**** Information shown ****
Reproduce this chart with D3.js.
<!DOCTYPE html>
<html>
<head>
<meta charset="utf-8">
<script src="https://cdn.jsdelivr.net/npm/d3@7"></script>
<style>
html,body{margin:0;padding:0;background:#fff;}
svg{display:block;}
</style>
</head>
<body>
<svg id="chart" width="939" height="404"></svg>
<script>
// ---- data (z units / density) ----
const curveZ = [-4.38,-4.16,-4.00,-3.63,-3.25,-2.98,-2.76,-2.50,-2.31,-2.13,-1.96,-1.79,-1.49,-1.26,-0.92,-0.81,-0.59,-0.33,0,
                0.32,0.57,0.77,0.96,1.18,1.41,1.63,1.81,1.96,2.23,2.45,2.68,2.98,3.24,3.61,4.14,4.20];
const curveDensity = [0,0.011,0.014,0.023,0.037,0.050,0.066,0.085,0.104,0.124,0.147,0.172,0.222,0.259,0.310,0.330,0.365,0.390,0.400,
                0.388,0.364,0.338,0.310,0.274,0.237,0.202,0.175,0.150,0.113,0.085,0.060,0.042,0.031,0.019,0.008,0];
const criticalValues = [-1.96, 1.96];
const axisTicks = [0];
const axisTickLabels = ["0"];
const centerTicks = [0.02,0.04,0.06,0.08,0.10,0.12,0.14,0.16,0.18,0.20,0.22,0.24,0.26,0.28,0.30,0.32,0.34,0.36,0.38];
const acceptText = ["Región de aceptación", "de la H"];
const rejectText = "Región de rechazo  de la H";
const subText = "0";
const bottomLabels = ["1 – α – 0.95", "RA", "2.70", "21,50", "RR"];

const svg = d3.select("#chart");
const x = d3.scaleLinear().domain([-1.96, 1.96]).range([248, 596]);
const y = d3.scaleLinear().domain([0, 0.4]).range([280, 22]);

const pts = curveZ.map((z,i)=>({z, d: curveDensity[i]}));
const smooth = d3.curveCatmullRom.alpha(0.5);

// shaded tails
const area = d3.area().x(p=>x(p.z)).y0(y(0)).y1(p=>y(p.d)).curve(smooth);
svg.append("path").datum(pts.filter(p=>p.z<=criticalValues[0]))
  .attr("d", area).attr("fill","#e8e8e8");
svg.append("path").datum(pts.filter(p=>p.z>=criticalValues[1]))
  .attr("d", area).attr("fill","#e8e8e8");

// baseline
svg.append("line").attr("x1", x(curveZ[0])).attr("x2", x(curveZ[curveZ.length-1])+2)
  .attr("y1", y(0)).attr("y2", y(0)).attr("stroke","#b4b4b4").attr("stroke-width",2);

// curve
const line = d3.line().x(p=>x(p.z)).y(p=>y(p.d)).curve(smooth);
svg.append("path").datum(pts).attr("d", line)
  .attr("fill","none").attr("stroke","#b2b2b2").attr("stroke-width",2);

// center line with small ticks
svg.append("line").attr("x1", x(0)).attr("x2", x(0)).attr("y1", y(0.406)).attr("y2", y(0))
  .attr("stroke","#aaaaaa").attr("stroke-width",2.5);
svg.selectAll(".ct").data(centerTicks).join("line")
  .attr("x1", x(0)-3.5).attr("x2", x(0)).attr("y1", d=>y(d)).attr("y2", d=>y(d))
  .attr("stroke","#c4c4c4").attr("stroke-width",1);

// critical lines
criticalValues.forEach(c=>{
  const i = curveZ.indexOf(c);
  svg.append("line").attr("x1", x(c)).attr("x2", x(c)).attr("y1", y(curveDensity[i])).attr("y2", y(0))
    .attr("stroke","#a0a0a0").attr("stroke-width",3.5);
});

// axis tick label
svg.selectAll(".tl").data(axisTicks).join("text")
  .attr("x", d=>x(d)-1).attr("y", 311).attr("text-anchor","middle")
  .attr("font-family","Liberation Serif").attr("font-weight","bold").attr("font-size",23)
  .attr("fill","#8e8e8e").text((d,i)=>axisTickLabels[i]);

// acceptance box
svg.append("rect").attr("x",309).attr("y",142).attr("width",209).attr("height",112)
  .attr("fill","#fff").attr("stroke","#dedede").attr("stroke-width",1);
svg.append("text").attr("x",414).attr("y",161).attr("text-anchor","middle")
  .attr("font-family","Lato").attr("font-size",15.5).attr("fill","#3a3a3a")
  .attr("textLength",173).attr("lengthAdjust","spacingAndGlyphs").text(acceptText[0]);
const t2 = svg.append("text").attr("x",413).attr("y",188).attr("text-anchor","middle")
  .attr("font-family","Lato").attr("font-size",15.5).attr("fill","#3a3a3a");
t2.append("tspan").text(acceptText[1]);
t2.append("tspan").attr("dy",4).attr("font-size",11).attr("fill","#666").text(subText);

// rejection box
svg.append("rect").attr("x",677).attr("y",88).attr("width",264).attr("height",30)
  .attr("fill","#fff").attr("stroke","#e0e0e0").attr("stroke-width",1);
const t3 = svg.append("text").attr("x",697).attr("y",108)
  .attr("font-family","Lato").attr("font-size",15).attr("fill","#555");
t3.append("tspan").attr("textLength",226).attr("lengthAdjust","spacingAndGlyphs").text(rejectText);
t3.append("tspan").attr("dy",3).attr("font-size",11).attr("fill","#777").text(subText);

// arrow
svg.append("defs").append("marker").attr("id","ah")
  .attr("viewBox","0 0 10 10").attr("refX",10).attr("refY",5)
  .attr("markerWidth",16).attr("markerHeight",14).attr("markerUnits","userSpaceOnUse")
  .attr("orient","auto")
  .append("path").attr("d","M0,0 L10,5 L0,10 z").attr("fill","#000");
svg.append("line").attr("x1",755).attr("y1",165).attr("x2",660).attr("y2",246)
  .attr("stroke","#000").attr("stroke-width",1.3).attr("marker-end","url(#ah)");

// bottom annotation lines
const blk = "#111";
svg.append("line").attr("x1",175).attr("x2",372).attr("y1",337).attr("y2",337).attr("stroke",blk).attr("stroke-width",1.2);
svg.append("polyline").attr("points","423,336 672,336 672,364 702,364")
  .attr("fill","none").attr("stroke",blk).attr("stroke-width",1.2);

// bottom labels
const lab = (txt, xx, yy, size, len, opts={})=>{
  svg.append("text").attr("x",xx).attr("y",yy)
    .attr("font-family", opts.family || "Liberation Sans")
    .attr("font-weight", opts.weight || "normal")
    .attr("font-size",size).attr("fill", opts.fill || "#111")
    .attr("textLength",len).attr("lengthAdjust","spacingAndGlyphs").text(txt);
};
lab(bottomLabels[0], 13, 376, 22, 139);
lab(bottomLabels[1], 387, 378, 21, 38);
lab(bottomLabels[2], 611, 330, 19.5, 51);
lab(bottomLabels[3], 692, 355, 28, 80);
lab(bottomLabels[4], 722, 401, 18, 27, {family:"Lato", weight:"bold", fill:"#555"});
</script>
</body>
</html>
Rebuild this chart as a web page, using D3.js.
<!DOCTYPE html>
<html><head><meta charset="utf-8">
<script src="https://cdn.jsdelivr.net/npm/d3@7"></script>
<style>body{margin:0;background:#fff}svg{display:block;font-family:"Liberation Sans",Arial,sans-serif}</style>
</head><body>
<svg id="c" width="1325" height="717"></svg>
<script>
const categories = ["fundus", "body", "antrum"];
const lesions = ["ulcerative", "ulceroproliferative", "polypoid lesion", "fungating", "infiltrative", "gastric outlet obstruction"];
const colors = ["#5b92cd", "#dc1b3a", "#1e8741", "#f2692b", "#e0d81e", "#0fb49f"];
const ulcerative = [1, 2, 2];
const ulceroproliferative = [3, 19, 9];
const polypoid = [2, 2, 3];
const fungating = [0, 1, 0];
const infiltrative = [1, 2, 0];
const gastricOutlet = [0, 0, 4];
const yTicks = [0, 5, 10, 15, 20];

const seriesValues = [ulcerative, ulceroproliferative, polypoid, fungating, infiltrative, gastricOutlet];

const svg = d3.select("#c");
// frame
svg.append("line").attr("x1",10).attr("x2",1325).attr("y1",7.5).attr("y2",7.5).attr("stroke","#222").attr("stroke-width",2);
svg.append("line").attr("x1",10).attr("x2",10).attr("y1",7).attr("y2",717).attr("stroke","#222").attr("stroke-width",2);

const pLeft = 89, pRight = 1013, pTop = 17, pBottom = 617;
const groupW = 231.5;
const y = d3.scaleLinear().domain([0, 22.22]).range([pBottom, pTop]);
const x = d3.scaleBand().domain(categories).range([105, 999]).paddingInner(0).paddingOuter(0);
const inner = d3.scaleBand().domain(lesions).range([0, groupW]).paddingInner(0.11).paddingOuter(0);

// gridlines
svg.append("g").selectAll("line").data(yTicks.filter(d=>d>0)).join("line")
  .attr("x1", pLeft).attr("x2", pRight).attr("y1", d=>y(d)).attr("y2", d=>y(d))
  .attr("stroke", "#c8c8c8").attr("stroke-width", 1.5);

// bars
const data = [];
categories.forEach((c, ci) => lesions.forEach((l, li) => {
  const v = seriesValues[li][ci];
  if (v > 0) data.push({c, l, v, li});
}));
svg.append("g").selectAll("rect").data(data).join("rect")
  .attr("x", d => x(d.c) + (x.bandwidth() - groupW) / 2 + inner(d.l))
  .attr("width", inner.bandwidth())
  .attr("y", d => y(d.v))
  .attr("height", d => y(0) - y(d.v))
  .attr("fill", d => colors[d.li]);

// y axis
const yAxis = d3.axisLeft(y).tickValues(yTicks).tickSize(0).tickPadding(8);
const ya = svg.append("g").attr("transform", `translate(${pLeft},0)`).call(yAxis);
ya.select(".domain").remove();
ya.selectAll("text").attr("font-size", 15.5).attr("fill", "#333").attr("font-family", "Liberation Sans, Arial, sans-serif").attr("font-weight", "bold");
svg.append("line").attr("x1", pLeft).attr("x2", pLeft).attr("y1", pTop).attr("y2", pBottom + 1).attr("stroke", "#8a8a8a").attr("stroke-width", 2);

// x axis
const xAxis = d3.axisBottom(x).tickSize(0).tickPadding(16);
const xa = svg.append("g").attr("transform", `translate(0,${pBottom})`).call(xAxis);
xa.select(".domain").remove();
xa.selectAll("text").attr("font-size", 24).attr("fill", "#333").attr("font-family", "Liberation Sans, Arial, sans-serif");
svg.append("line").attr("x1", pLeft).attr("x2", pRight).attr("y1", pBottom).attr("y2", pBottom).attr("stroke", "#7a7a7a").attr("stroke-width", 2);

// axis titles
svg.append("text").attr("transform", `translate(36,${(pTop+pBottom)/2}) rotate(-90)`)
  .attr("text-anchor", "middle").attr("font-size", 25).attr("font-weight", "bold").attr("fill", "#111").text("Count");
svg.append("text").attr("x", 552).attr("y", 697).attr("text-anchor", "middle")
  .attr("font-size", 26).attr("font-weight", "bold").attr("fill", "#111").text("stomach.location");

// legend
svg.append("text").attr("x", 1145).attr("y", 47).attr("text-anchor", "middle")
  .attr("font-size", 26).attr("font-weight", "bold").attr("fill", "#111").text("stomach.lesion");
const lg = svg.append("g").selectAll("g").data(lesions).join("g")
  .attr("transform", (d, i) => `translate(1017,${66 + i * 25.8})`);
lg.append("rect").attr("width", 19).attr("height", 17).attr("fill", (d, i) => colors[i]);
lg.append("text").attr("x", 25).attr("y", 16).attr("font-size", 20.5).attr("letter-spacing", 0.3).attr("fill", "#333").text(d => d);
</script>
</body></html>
****
▶ [Task instructions] Only the lines from the one containing "Rebuild this chart" through the one containing "fungating, infiltrative, gastricOutlet];" are to be retyped, both boundary lines included, with no other material.

▶ [Completed exercise]
Rebuild this chart as a web page, using D3.js.
<!DOCTYPE html>
<html><head><meta charset="utf-8">
<script src="https://cdn.jsdelivr.net/npm/d3@7"></script>
<style>body{margin:0;background:#fff}svg{display:block;font-family:"Liberation Sans",Arial,sans-serif}</style>
</head><body>
<svg id="c" width="1325" height="717"></svg>
<script>
const categories = ["fundus", "body", "antrum"];
const lesions = ["ulcerative", "ulceroproliferative", "polypoid lesion", "fungating", "infiltrative", "gastric outlet obstruction"];
const colors = ["#5b92cd", "#dc1b3a", "#1e8741", "#f2692b", "#e0d81e", "#0fb49f"];
const ulcerative = [1, 2, 2];
const ulceroproliferative = [3, 19, 9];
const polypoid = [2, 2, 3];
const fungating = [0, 1, 0];
const infiltrative = [1, 2, 0];
const gastricOutlet = [0, 0, 4];
const yTicks = [0, 5, 10, 15, 20];

const seriesValues = [ulcerative, ulceroproliferative, polypoid, fungating, infiltrative, gastricOutlet];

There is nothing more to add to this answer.